This summer, the entire faculty of Forest Ridge read Grading for Equity by Joe Feldman. This book is packed with research and addresses the sensitive nature of discussing grading. He does a great job of answering teachers’ most common questions and concerns about grading reform, such as “If I stop grading homework, won't they stop doing it?”
Here are my reading notes:
Assumptions About Grading to Throw Out
- Grades are mathematical and, therefore, objective. This is refuted by looking at grading variance within a single school.
- Based on growth mindset research, intellectual ability falls on a bell curve and so should student grades within a course.
- Students are effectively, extrinsically motivated by external factors like grades. The research of Dan Pink and others shows that extrinsic motivation only really works for menial tasks.
Pillars of an Equitable Grading System
- Accurate - Does the grade reflect what students know, and not their behaviors?

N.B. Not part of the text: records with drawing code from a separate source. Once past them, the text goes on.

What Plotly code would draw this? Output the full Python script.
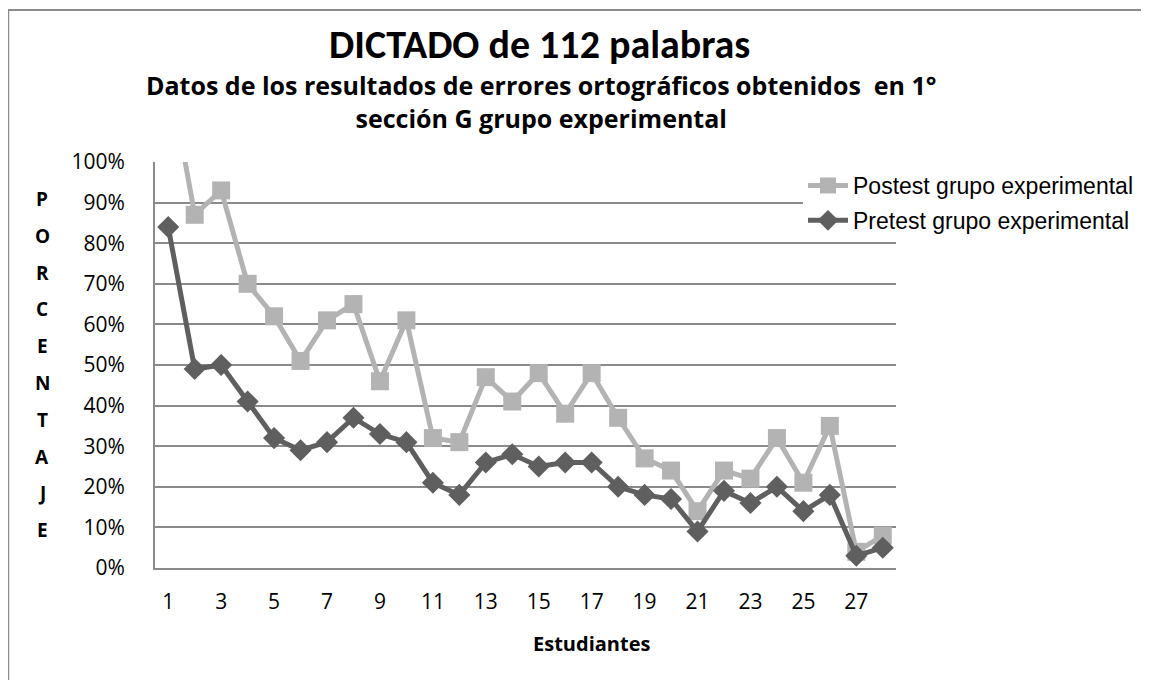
import plotly.graph_objects as go

students = list(range(1, 29))
postest = [1.23, 0.87, 0.93, 0.70, 0.62, 0.51, 0.61, 0.65, 0.46, 0.61,
           0.32, 0.31, 0.47, 0.41, 0.48, 0.38, 0.48, 0.37, 0.27, 0.24,
           0.14, 0.24, 0.22, 0.32, 0.21, 0.35, 0.04, 0.08]
pretest = [0.84, 0.49, 0.50, 0.41, 0.32, 0.29, 0.31, 0.37, 0.33, 0.31,
           0.21, 0.18, 0.26, 0.28, 0.25, 0.26, 0.26, 0.20, 0.18, 0.17,
           0.09, 0.19, 0.16, 0.20, 0.14, 0.18, 0.03, 0.05]
series_names = ["Postest grupo experimental", "Pretest grupo experimental"]
title_main = "DICTADO de 112 palabras"
subtitle_1 = "Datos de los resultados de errores ortográficos obtenidos  en 1°"
subtitle_2 = "sección G grupo experimental"
y_letters = list("PORCENTAJE")
x_title = "Estudiantes"

OFF = 8  # page body margin
W, H = 1149 - OFF, 680 - OFF
L, R, T, B = 155 - OFF, 897 - OFF, 162 - OFF, 568 - OFF
CAL = "Carlito, Calibri, 'Open Sans', sans-serif"
OPEN = "'Open Sans', sans-serif"
ARIAL = "'Liberation Sans', Arial, sans-serif"


def px(x):
    return (x - OFF - L) / (R - L)


def py(y):
    return (B - (y - OFF)) / (B - T)


fig = go.Figure()
fig.add_trace(go.Scatter(
    x=students, y=postest, name=series_names[0], mode="lines+markers",
    line=dict(color="#b3b3b3", width=5), legendgroup="a",
    marker=dict(symbol="square", size=18, color="#b3b3b3"),
))
fig.add_trace(go.Scatter(
    x=students, y=pretest, name=series_names[1], mode="lines+markers",
    line=dict(color="#5f5f5f", width=5), legendgroup="b",
    marker=dict(symbol="diamond", size=17, color="#5f5f5f"),
))


def ann(text, x, y, font, size):
    return dict(text=text, x=px(x), y=py(y), xref="paper", yref="paper",
                xanchor="center", yanchor="middle", showarrow=False,
                font=dict(family=font, size=size, color="black"))


annotations = [
    ann(f"<b>{title_main}</b>", 540, 44, CAL, 40),
    ann(f"<b>{subtitle_1}<br>{subtitle_2}</b>", 542, 102, OPEN, 25),
    ann(f"<b>{x_title}</b>", 592, 643, OPEN, 20),
]
for i, ch in enumerate(y_letters):
    annotations.append(ann(f"<b>{ch}</b>", 42, 199 + i * 36.8, OPEN, 19))

fig.update_layout(
    width=W, height=H,
    margin=dict(l=L, r=W - R, t=T, b=H - B, pad=0),
    paper_bgcolor="white", plot_bgcolor="white",
    showlegend=True,
    legend=dict(x=px(803), y=py(164), xanchor="left", yanchor="top",
                bgcolor="white", font=dict(family=ARIAL, size=23, color="black"),
                tracegroupgap=2, itemwidth=40),
    annotations=annotations,
    shapes=[dict(type="rect", xref="paper", yref="paper",
                 x0=px(8), x1=px(1170), y0=py(10), y1=py(700),
                 line=dict(color="#8a8a8a", width=2), fillcolor="rgba(0,0,0,0)",
                 layer="below")],
    xaxis=dict(range=[0.5, 28.5], tickmode="linear", tick0=1, dtick=2,
               showgrid=False, zeroline=False, showline=True, linecolor="#8a8a8a",
               linewidth=2, ticks="", ticklabelstandoff=14,
               tickfont=dict(family=OPEN, size=21, color="black")),
    yaxis=dict(range=[0, 1], tickmode="linear", tick0=0, dtick=0.1, tickformat=".0%",
               showgrid=True, gridcolor="#8a8a8a", gridwidth=2, zeroline=False,
               showline=True, linecolor="#8a8a8a", linewidth=2, ticks="",
               ticklabelstandoff=24,
               tickfont=dict(family=OPEN, size=21, color="black")),
)

fig.write_html("out.html")
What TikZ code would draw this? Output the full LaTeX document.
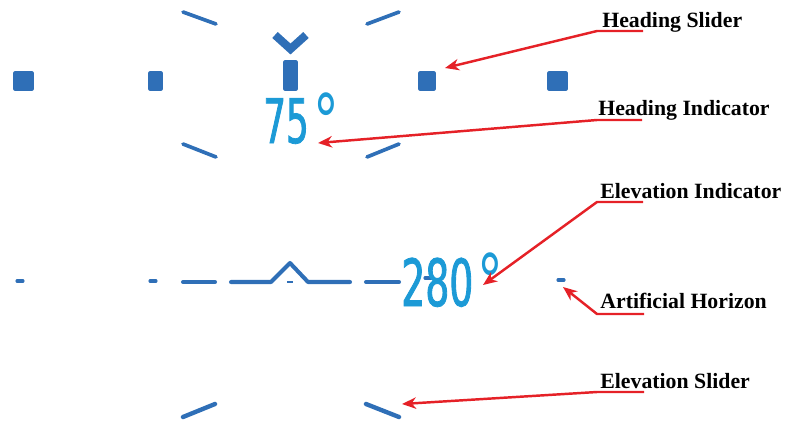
\documentclass[tikz,border=0pt]{standalone}
\usepackage{fontspec}
\setmainfont{Liberation Serif}
\newfontfamily\hudfont[FakeStretch=0.58, FakeBold=1.3]{DejaVu Sans}
\newfontfamily\degfont[FakeStretch=0.7]{DejaVu Sans}
\usetikzlibrary{arrows.meta}
\definecolor{hudblue}{HTML}{2F6FB7}
\definecolor{hudtext}{HTML}{1C9AD6}
\definecolor{callred}{HTML}{E52127}
\begin{document}
\begin{tikzpicture}[x=0.02cm,y=-0.02cm,
  tickline/.style={draw=hudblue, line width=2.1pt, line cap=round},
  lowtick/.style={draw=hudblue, line width=2.5pt, line cap=round},
  horizon/.style={draw=hudblue, line width=2.3pt, line cap=round, line join=round},
  smalldash/.style={draw=hudblue, line width=1.8pt, line cap=round},
  marker/.style={fill=hudblue, rounded corners=1.2pt, inner sep=0pt, minimum height=11.3pt},
  hudnum/.style={text=hudtext, inner sep=0pt, font=\hudfont\fontsize{35}{40}\selectfont},
  lbl/.style={inner sep=0pt, font=\fontsize{12.4}{14}\selectfont\bfseries},
  callout/.style={draw=callred, line width=1.4pt, -{Stealth[length=8pt,width=6.5pt,inset=2.5pt]}}
]
\useasboundingbox (0,0) rectangle (787,423);

% heading ticks
\draw[tickline] (183,12) -- (216,24);
\draw[tickline] (367,24) -- (399,12);
\draw[tickline] (183,144) -- (216,157);
\draw[tickline] (367,157) -- (399,144);

% heading chevron and bar
\draw[draw=hudblue, line width=4.6pt, line join=miter] (275,35) -- (290.5,49) -- (306,35);
\node[marker, minimum width=8.5pt, minimum height=17.6pt] (bar) at (290.5,75.5) {};

% heading slider markers
\node[marker, minimum width=11.9pt] (sq1) at (23.5,81) {};
\node[marker, minimum width=8.5pt] (sq2) at (155.5,81) {};
\node[marker, minimum width=10.2pt] (sq3) at (427,81) {};
\node[marker, minimum width=11.9pt] (sq4) at (557.5,81) {};

% heading indicator
\node[hudnum, anchor=base west] (hdg) at (263,143) {75\kern0.08em{\degfont\fontsize{42}{42}\selectfont\raisebox{-0.06em}{°}}};

% artificial horizon
\draw[smalldash] (17,281) -- (23,281);
\draw[smalldash] (150,281) -- (156,281);
\draw[horizon] (183,282) -- (215,282);
\draw[horizon] (231,282) -- (271,282) -- (290,263) -- (308,282) -- (350,282);
\draw[draw=hudblue, line width=1.2pt] (287,282) -- (293,282);
\draw[horizon] (366,282) -- (399,282);
\draw[smalldash] (425,278) -- (432,278);
\draw[smalldash] (558,280) -- (564,280);

% elevation indicator
\node[hudnum, anchor=base west, font=\hudfont\fontsize{37}{42}\selectfont] (elv) at (401,306) {280\kern0.06em{\degfont\fontsize{42}{42}\selectfont\raisebox{-0.02em}{°}}};

% elevation slider
\draw[lowtick] (183,417) -- (215,404);
\draw[lowtick] (366,404) -- (399,417);

% labels
\node[lbl, anchor=base west] (lhs) at (602,27) {Heading Slider};
\node[lbl, anchor=base west] (lhi) at (598,115) {Heading Indicator};
\node[lbl, anchor=base west] (lei) at (600,198) {Elevation Indicator};
\node[lbl, anchor=base west] (lah) at (600,308) {Artificial Horizon};
\node[lbl, anchor=base west] (les) at (600,388) {Elevation Slider};

% callout anchor points
\coordinate (hsA) at (643,31);  \coordinate (hsB) at (597,31);  \coordinate (hsT) at (445,68);
\coordinate (hiA) at (642,120); \coordinate (hiB) at (597,120); \coordinate (hiT) at (318,143);
\coordinate (eiA) at (643,202); \coordinate (eiB) at (597,202); \coordinate (eiT) at (483,285);
\coordinate (ahA) at (644,314); \coordinate (ahB) at (597,314); \coordinate (ahT) at (563,287);
\coordinate (esA) at (644,392); \coordinate (esB) at (597,392); \coordinate (esT) at (402,404);

\draw[callout] (hsA) -- (hsB) -- (hsT);
\draw[callout] (hiA) -- (hiB) -- (hiT);
\draw[callout] (eiA) -- (eiB) -- (eiT);
\draw[callout] (ahA) -- (ahB) -- (ahT);
\draw[callout] (esA) -- (esB) -- (esT);
\end{tikzpicture}
\end{document}
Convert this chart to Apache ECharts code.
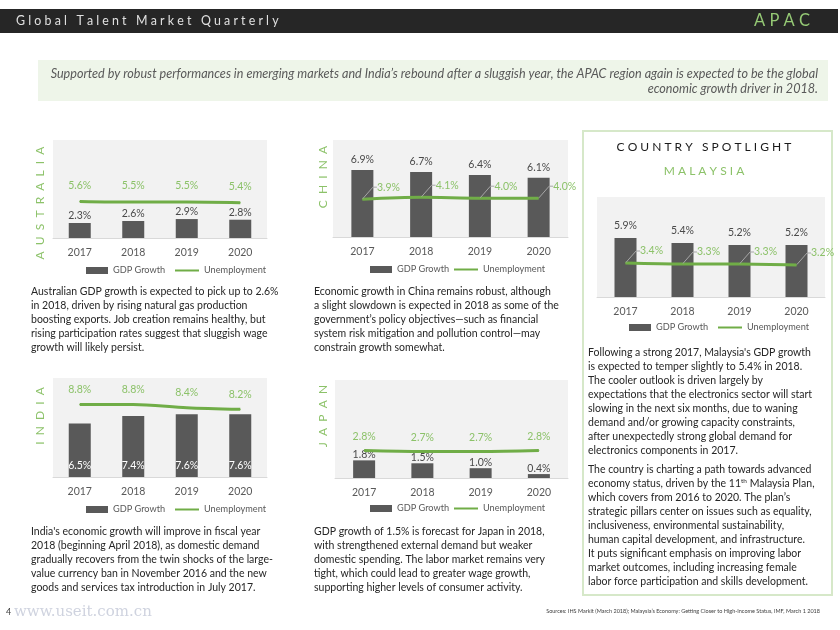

- Bias-Resistant - Our practices shouldn't reward students with privilege or penalize students without privilege
- Motivational - Our practices should encourage students to act in pursuit of learning and not points
- Stop grading or awarding points for homework
- Use rubrics
- "Calibrate" rubrics by assessing a sample of student work together with students
- Help students see the connection of behaviors (like homework completion) to learning
- The consequence for not doing work should be to do the work
If you don't have time to do a full read of Grading for Equity, I'd recommend checking out this webinar by Joe Feldman and visiting the website www.gradingforequity.com. Teachers at Forest Ridge are enthusiastically adopting these principals to provide a more equitable learning environment for our students.